The required output consists solely of the lines from the top of the listing through the line containing "(O) -- (xtip);", transcribed exactly.

— begin —

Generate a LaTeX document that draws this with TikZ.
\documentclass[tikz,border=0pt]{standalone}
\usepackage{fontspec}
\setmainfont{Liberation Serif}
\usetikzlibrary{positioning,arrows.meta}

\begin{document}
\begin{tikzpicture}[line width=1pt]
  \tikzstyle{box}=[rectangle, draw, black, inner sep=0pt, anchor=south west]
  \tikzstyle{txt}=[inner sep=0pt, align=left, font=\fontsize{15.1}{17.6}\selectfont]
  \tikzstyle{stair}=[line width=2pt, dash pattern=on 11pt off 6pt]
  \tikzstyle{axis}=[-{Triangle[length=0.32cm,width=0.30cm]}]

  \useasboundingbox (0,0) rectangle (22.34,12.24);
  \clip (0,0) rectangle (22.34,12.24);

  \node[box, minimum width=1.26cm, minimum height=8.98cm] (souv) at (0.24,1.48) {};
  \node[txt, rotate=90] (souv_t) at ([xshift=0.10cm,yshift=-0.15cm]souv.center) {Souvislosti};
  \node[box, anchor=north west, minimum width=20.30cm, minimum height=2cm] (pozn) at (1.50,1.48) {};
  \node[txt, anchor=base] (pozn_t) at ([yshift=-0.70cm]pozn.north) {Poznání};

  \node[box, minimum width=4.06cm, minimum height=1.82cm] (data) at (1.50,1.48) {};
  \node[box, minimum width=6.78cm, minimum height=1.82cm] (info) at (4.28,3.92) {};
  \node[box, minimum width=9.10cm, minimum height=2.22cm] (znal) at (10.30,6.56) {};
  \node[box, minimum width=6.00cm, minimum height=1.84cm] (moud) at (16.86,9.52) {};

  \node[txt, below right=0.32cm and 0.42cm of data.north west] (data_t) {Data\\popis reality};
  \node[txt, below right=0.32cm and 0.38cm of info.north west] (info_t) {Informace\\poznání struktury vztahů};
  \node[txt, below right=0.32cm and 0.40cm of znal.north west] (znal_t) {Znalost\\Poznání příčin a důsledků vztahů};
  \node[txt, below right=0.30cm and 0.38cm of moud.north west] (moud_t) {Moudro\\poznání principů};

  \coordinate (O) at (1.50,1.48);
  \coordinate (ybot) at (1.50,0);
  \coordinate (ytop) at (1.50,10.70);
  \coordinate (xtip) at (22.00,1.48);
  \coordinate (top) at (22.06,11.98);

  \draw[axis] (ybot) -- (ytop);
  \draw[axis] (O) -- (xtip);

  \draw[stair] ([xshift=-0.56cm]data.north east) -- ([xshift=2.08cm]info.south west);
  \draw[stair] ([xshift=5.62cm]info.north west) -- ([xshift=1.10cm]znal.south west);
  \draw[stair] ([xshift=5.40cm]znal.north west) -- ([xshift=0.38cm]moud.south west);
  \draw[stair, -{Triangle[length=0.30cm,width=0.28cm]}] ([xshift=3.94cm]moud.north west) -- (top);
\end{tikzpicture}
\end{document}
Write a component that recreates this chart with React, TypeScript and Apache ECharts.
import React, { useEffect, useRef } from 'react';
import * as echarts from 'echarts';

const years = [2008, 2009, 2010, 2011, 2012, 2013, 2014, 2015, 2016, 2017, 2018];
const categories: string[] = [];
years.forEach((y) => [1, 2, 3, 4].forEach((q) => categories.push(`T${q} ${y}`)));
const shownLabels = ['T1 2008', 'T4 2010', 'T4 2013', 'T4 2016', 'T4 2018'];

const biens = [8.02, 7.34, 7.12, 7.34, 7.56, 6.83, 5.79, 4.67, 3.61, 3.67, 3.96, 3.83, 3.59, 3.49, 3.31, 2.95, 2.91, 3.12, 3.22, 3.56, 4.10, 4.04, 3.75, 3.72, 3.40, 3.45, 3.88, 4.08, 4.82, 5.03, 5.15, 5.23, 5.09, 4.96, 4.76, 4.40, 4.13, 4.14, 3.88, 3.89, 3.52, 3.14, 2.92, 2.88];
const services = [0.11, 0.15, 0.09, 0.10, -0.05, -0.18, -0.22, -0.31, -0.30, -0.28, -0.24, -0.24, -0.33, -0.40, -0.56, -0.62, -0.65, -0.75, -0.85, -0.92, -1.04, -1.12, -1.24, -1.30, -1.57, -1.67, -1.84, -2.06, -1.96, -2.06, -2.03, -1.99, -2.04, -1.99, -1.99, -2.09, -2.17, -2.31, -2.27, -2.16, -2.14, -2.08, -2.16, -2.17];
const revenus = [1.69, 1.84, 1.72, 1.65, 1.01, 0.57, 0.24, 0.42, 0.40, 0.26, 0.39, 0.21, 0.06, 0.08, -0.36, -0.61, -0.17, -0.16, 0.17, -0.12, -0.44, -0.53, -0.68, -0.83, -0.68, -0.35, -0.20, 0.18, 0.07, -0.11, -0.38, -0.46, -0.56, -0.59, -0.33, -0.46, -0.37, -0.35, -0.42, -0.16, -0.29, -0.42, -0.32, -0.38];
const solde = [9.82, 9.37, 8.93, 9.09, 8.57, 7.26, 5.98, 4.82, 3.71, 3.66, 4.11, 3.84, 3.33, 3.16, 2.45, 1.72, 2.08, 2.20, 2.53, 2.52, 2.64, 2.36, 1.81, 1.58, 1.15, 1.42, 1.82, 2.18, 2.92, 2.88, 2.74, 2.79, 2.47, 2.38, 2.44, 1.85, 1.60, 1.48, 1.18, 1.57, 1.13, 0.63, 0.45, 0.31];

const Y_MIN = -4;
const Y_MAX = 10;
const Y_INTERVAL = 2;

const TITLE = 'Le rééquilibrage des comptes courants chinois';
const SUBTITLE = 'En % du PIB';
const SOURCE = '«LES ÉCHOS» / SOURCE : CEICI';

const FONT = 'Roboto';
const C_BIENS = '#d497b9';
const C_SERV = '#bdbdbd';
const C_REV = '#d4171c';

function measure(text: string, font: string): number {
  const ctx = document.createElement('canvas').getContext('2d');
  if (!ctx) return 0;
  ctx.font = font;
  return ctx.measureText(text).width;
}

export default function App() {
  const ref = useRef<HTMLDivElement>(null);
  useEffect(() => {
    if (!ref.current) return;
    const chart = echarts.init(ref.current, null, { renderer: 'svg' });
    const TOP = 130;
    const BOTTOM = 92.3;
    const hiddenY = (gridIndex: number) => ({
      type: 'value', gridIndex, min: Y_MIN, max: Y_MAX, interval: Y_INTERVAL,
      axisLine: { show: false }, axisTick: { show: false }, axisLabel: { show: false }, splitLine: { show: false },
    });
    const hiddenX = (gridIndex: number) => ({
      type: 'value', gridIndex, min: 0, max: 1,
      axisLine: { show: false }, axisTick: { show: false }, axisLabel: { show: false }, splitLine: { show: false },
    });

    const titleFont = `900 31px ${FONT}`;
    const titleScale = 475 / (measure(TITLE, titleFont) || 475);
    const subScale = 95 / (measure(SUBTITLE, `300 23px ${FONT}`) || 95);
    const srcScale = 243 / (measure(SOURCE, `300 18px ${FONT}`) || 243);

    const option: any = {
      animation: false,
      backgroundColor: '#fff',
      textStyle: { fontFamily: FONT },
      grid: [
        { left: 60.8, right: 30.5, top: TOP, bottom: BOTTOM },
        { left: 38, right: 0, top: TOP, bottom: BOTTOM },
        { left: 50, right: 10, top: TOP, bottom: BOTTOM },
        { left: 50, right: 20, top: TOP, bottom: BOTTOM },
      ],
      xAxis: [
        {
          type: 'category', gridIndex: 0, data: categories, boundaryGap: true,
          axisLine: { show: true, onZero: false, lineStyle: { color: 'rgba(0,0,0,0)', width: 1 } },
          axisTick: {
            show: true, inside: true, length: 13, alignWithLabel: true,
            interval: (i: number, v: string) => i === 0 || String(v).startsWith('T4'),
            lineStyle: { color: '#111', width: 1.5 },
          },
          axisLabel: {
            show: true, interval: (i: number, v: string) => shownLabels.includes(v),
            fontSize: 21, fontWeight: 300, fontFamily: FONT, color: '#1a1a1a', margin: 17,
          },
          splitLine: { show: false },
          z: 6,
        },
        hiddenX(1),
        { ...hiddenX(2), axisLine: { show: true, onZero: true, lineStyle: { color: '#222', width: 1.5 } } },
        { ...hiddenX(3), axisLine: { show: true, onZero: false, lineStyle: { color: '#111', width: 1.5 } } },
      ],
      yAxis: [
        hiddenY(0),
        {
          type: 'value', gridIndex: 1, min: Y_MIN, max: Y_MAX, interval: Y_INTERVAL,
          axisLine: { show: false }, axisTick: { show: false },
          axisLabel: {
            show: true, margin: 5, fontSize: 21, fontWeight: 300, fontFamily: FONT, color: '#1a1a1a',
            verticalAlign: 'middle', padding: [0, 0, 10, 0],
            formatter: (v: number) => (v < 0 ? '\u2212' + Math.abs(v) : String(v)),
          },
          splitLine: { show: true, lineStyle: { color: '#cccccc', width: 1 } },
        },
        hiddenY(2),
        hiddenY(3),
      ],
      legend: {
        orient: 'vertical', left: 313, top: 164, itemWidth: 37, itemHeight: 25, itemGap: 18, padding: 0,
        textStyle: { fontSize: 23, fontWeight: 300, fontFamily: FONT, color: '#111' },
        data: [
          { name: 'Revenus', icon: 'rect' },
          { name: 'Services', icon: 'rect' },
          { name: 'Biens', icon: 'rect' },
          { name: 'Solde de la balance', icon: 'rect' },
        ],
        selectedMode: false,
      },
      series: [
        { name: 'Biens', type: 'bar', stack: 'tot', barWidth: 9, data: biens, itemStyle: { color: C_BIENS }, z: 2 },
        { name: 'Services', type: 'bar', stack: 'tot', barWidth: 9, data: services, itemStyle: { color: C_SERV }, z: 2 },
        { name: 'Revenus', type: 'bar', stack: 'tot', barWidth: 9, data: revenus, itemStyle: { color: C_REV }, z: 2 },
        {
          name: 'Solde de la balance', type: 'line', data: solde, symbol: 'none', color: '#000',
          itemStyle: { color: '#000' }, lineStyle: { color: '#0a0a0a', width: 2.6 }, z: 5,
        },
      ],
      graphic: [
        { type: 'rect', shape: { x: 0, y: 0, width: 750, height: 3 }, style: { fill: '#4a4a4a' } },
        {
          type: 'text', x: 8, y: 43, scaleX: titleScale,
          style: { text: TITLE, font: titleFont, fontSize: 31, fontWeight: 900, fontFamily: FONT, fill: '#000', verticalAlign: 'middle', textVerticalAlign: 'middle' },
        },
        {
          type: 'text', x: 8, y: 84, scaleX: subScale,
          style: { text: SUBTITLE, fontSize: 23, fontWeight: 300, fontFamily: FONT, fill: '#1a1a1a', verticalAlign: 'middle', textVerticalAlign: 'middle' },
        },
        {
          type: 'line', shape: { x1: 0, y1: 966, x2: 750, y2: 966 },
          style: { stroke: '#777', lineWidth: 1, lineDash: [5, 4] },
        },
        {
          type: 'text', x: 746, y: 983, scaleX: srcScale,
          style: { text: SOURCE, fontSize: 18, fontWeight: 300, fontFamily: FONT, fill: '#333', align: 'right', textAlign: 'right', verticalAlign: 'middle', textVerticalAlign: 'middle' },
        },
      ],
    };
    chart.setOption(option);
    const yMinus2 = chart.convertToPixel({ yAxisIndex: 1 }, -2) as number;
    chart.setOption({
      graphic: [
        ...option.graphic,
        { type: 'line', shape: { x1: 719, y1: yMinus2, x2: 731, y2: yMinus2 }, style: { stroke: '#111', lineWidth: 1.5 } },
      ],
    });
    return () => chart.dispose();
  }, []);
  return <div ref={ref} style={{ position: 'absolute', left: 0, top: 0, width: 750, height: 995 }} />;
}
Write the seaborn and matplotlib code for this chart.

— end —

(EXPECTED ANSWER)
Generate a LaTeX document that draws this with TikZ.
\documentclass[tikz,border=0pt]{standalone}
\usepackage{fontspec}
\setmainfont{Liberation Serif}
\usetikzlibrary{positioning,arrows.meta}

\begin{document}
\begin{tikzpicture}[line width=1pt]
  \tikzstyle{box}=[rectangle, draw, black, inner sep=0pt, anchor=south west]
  \tikzstyle{txt}=[inner sep=0pt, align=left, font=\fontsize{15.1}{17.6}\selectfont]
  \tikzstyle{stair}=[line width=2pt, dash pattern=on 11pt off 6pt]
  \tikzstyle{axis}=[-{Triangle[length=0.32cm,width=0.30cm]}]

  \useasboundingbox (0,0) rectangle (22.34,12.24);
  \clip (0,0) rectangle (22.34,12.24);

  \node[box, minimum width=1.26cm, minimum height=8.98cm] (souv) at (0.24,1.48) {};
  \node[txt, rotate=90] (souv_t) at ([xshift=0.10cm,yshift=-0.15cm]souv.center) {Souvislosti};
  \node[box, anchor=north west, minimum width=20.30cm, minimum height=2cm] (pozn) at (1.50,1.48) {};
  \node[txt, anchor=base] (pozn_t) at ([yshift=-0.70cm]pozn.north) {Poznání};

  \node[box, minimum width=4.06cm, minimum height=1.82cm] (data) at (1.50,1.48) {};
  \node[box, minimum width=6.78cm, minimum height=1.82cm] (info) at (4.28,3.92) {};
  \node[box, minimum width=9.10cm, minimum height=2.22cm] (znal) at (10.30,6.56) {};
  \node[box, minimum width=6.00cm, minimum height=1.84cm] (moud) at (16.86,9.52) {};

  \node[txt, below right=0.32cm and 0.42cm of data.north west] (data_t) {Data\\popis reality};
  \node[txt, below right=0.32cm and 0.38cm of info.north west] (info_t) {Informace\\poznání struktury vztahů};
  \node[txt, below right=0.32cm and 0.40cm of znal.north west] (znal_t) {Znalost\\Poznání příčin a důsledků vztahů};
  \node[txt, below right=0.30cm and 0.38cm of moud.north west] (moud_t) {Moudro\\poznání principů};

  \coordinate (O) at (1.50,1.48);
  \coordinate (ybot) at (1.50,0);
  \coordinate (ytop) at (1.50,10.70);
  \coordinate (xtip) at (22.00,1.48);
  \coordinate (top) at (22.06,11.98);

  \draw[axis] (ybot) -- (ytop);
  \draw[axis] (O) -- (xtip);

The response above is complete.